— begin —

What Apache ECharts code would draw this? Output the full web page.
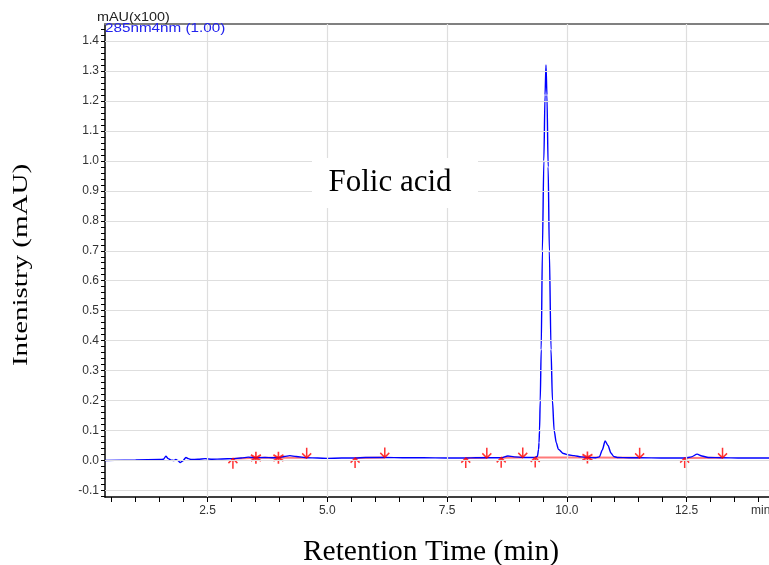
<!DOCTYPE html>
<html><head><meta charset="utf-8">
<script src="https://cdn.jsdelivr.net/npm/echarts@6/dist/echarts.min.js"></script>
<style>html,body{margin:0;padding:0;background:#fff}#c{width:769px;height:565px}</style>
</head><body><div id="c"></div>
<script>
// Chromatogram signal (retention time in min, intensity in mAU x100)
const signalTimes = [0.36, 1.0, 1.5, 1.58, 1.63, 1.68, 1.74, 1.79, 1.84, 1.88, 1.93, 1.98, 2.05, 2.10, 2.16, 2.3, 2.45, 2.6, 2.8,
  3.03, 3.2, 3.35, 3.51, 3.7, 3.85, 3.98, 4.1, 4.22, 4.35, 4.57, 4.8, 5.0, 5.3, 5.58, 5.8, 6.0, 6.2, 6.6, 7.0, 7.5,
  7.89, 8.1, 8.33, 8.5, 8.63, 8.77, 8.9, 9.08, 9.25, 9.34, 9.386, 9.41, 9.42, 9.43, 9.445, 9.465, 9.49, 9.52, 9.545,
  9.565, 9.585, 9.61, 9.635, 9.67, 9.70, 9.735, 9.78, 9.825, 9.93, 10.05, 10.15, 10.3, 10.43, 10.6, 10.68, 10.74,
  10.80, 10.86, 10.92, 10.98, 11.05, 11.3, 11.52, 12.0, 12.46, 12.6, 12.72, 12.82, 12.95, 13.25, 13.6, 14.0, 14.22];
const signalValues = [0.000, 0.002, 0.003, 0.004, 0.014, 0.006, 0.001, 0.000, 0.003, 0.000, -0.007, -0.002, 0.010, 0.006, 0.003, 0.004, 0.006, 0.004, 0.005,
  0.006, 0.008, 0.011, 0.009, 0.010, 0.009, 0.009, 0.013, 0.016, 0.013, 0.009, 0.008, 0.007, 0.008, 0.008, 0.010, 0.010, 0.010, 0.009, 0.009, 0.008,
  0.008, 0.009, 0.009, 0.009, 0.009, 0.015, 0.012, 0.010, 0.010, 0.010, 0.014, 0.037, 0.060, 0.100, 0.200, 0.370, 0.700, 1.000, 1.220,
  1.320, 1.220, 0.980, 0.700, 0.370, 0.200, 0.100, 0.059, 0.037, 0.023, 0.018, 0.016, 0.012, 0.010, 0.009, 0.012, 0.035,
  0.065, 0.050, 0.025, 0.013, 0.010, 0.009, 0.009, 0.008, 0.008, 0.012, 0.021, 0.015, 0.010, 0.009, 0.008, 0.008, 0.008];

// Integration marks
const upMarkTimes = [3.03, 5.58, 7.89, 8.63, 9.34, 12.46];
const upMarkValues = [0.006, 0.008, 0.008, 0.009, 0.010, 0.008];
const downMarkTimes = [4.57, 6.20, 8.33, 9.08, 11.52, 13.25];
const downMarkValues = [0.009, 0.010, 0.009, 0.010, 0.009, 0.009];
const starMarkTimes = [3.51, 3.98, 10.43];
const starMarkValues = [0.009, 0.009, 0.010];

// Integration baselines
const baseStartTimes = [3.03, 3.51, 3.98, 5.58, 7.89, 8.63, 9.34, 10.43, 12.46];
const baseStartValues = [0.006, 0.009, 0.009, 0.008, 0.008, 0.009, 0.010, 0.010, 0.008];
const baseEndTimes = [3.51, 3.98, 4.57, 6.20, 8.33, 9.08, 10.43, 11.52, 13.25];
const baseEndValues = [0.009, 0.009, 0.009, 0.010, 0.009, 0.010, 0.010, 0.009, 0.009];

// Axis ticks
const xLabelTicks = [2.5, 5.0, 7.5, 10.0, 12.5];
const yLabelTicks = [-0.1, 0.0, 0.1, 0.2, 0.3, 0.4, 0.5, 0.6, 0.7, 0.8, 0.9, 1.0, 1.1, 1.2, 1.3, 1.4];
const xMinorTicks = []; for (let k = 1; k <= 28; k++) xMinorTicks.push(+(k * 0.5).toFixed(2));
const yMinorTicks = []; for (let k = -6; k <= 72; k++) yMinorTicks.push(+(k * 0.02).toFixed(2));

const signalData = signalTimes.map((t, i) => [t, signalValues[i]]);
const baseData = [];
baseStartTimes.forEach((t, i) => {
  baseData.push([t, baseStartValues[i]], [baseEndTimes[i], baseEndValues[i]], [baseEndTimes[i], '-']);
});

const chart = echarts.init(document.getElementById('c'), null, {renderer: 'canvas'});
const redMark = {color: 'transparent', borderColor: '#ff0000', borderWidth: 1.6};
chart.setOption({
  animation: false,
  backgroundColor: '#ffffff',
  grid: {left: 105, right: 0, top: 24, bottom: 68, containLabel: false},
  xAxis: [{
    type: 'value', min: 0.36, max: 14.22, position: 'bottom',
    axisLine: {show: true, onZero: false, lineStyle: {color: '#000', width: 1.5}},
    axisTick: {show: true, customValues: xMinorTicks, length: 5, lineStyle: {color: '#000', width: 1}},
    axisLabel: {customValues: xLabelTicks, formatter: v => v.toFixed(1), color: '#333', fontSize: 12,
      fontFamily: 'Liberation Sans, Arial, sans-serif', margin: 8},
    splitLine: {show: false}
  }, {
    type: 'value', min: 0.36, max: 14.22, position: 'top',
    axisLine: {show: true, onZero: false, lineStyle: {color: '#808080', width: 2}},
    axisTick: {show: false}, axisLabel: {show: false}, splitLine: {show: false}
  }],
  yAxis: {
    type: 'value', min: -0.122, max: 1.457,
    axisLine: {show: true, onZero: false, lineStyle: {color: '#000', width: 1.5}},
    axisTick: {show: true, customValues: yMinorTicks, length: 4, lineStyle: {color: '#000', width: 1}},
    axisLabel: {customValues: yLabelTicks, formatter: v => v.toFixed(1), color: '#333', fontSize: 12,
      fontFamily: 'Liberation Sans, Arial, sans-serif', margin: 6},
    splitLine: {show: false}
  },
  graphic: [
    {type: 'rect', z: 50, shape: {x: 312, y: 158, width: 166, height: 50}, style: {fill: '#fff'}},
    {type: 'text', z: 51, x: 390, y: 183, style: {text: 'Folic acid', font: '31px "Liberation Serif", "Times New Roman", serif',
      fill: '#000', textAlign: 'center', textVerticalAlign: 'middle'}},
    {type: 'text', z: 51, x: 431, y: 552, style: {text: 'Retention Time (min)', font: '29.5px "Liberation Serif", "Times New Roman", serif',
      fill: '#000', textAlign: 'center', textVerticalAlign: 'middle'}},
    {type: 'text', z: 51, x: 22, y: 265, rotation: Math.PI / 2, scaleX: 1.45, style: {text: 'Intenistry (mAU)',
      font: '20px "Liberation Serif", "Times New Roman", serif', fill: '#000', textAlign: 'center', textVerticalAlign: 'middle'}},
    {type: 'text', z: 51, x: 97, y: 18, scaleX: 1.2, style: {text: 'mAU(x100)', font: '12px "Liberation Sans", Arial, sans-serif',
      fill: '#222', textAlign: 'left', textVerticalAlign: 'middle'}},
    {type: 'text', z: 51, x: 105, y: 29, scaleX: 1.27, style: {text: '285nm4nm (1.00)', font: '12px "Liberation Sans", Arial, sans-serif',
      fill: '#2222ee', textAlign: 'left', textVerticalAlign: 'middle'}},
    {type: 'text', z: 51, x: 751, y: 511, style: {text: 'min', font: '12px "Liberation Sans", Arial, sans-serif',
      fill: '#333', textAlign: 'left', textVerticalAlign: 'middle'}}
  ],
  series: [
    {
      type: 'line', data: [], z: 1, silent: true,
      markLine: {
        silent: true, symbol: ['none', 'none'], label: {show: false},
        lineStyle: {color: '#dedede', width: 1.2, type: 'solid'},
        data: xLabelTicks.map(v => ({xAxis: v})).concat(yLabelTicks.map(v => ({yAxis: v})))
      }
    },
    {
      type: 'line', data: baseData, z: 2, silent: true, symbol: 'none',
      lineStyle: {color: '#ff4d4d', width: 2, opacity: 0.75}
    },
    {
      type: 'line', data: signalData, z: 3, silent: true, symbol: 'none', smooth: 0.25, smoothMonotone: 'x',
      lineStyle: {color: '#0000ff', width: 1.4}
    },
    {
      type: 'scatter', z: 4, silent: true, data: upMarkTimes.map((t, i) => [t, upMarkValues[i]]),
      symbol: 'path://M5,0 L5,10 M0.5,4.5 L5,0 L9.5,4.5', symbolSize: [9, 10], symbolOffset: [0, 5], itemStyle: redMark
    },
    {
      type: 'scatter', z: 4, silent: true, data: downMarkTimes.map((t, i) => [t, downMarkValues[i]]),
      symbol: 'path://M5,0 L5,10 M0.5,5.5 L5,10 L9.5,5.5', symbolSize: [9, 10], symbolOffset: [0, -5], itemStyle: redMark
    },
    {
      type: 'scatter', z: 4, silent: true, data: starMarkTimes.map((t, i) => [t, starMarkValues[i]]),
      symbol: 'path://M5,0 L5,12 M0,3 L10,9 M0,9 L10,3', symbolSize: [10, 12], itemStyle: {color: 'transparent', borderColor: '#ff0000', borderWidth: 1.8}
    }
  ]
});
</script>
</body></html>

— end —

**Problem description:** Give again, word for word, every line from the top of the data above to the line holding "0.008, 0.008, 0.008];", inclusive, with the pictures left out.

**Result for this task:**
What Apache ECharts code would draw this? Output the full web page.
<!DOCTYPE html>
<html><head><meta charset="utf-8">
<script src="https://cdn.jsdelivr.net/npm/echarts@6/dist/echarts.min.js"></script>
<style>html,body{margin:0;padding:0;background:#fff}#c{width:769px;height:565px}</style>
</head><body><div id="c"></div>
<script>
// Chromatogram signal (retention time in min, intensity in mAU x100)
const signalTimes = [0.36, 1.0, 1.5, 1.58, 1.63, 1.68, 1.74, 1.79, 1.84, 1.88, 1.93, 1.98, 2.05, 2.10, 2.16, 2.3, 2.45, 2.6, 2.8,
  3.03, 3.2, 3.35, 3.51, 3.7, 3.85, 3.98, 4.1, 4.22, 4.35, 4.57, 4.8, 5.0, 5.3, 5.58, 5.8, 6.0, 6.2, 6.6, 7.0, 7.5,
  7.89, 8.1, 8.33, 8.5, 8.63, 8.77, 8.9, 9.08, 9.25, 9.34, 9.386, 9.41, 9.42, 9.43, 9.445, 9.465, 9.49, 9.52, 9.545,
  9.565, 9.585, 9.61, 9.635, 9.67, 9.70, 9.735, 9.78, 9.825, 9.93, 10.05, 10.15, 10.3, 10.43, 10.6, 10.68, 10.74,
  10.80, 10.86, 10.92, 10.98, 11.05, 11.3, 11.52, 12.0, 12.46, 12.6, 12.72, 12.82, 12.95, 13.25, 13.6, 14.0, 14.22];
const signalValues = [0.000, 0.002, 0.003, 0.004, 0.014, 0.006, 0.001, 0.000, 0.003, 0.000, -0.007, -0.002, 0.010, 0.006, 0.003, 0.004, 0.006, 0.004, 0.005,
  0.006, 0.008, 0.011, 0.009, 0.010, 0.009, 0.009, 0.013, 0.016, 0.013, 0.009, 0.008, 0.007, 0.008, 0.008, 0.010, 0.010, 0.010, 0.009, 0.009, 0.008,
  0.008, 0.009, 0.009, 0.009, 0.009, 0.015, 0.012, 0.010, 0.010, 0.010, 0.014, 0.037, 0.060, 0.100, 0.200, 0.370, 0.700, 1.000, 1.220,
  1.320, 1.220, 0.980, 0.700, 0.370, 0.200, 0.100, 0.059, 0.037, 0.023, 0.018, 0.016, 0.012, 0.010, 0.009, 0.012, 0.035,
  0.065, 0.050, 0.025, 0.013, 0.010, 0.009, 0.009, 0.008, 0.008, 0.012, 0.021, 0.015, 0.010, 0.009, 0.008, 0.008, 0.008];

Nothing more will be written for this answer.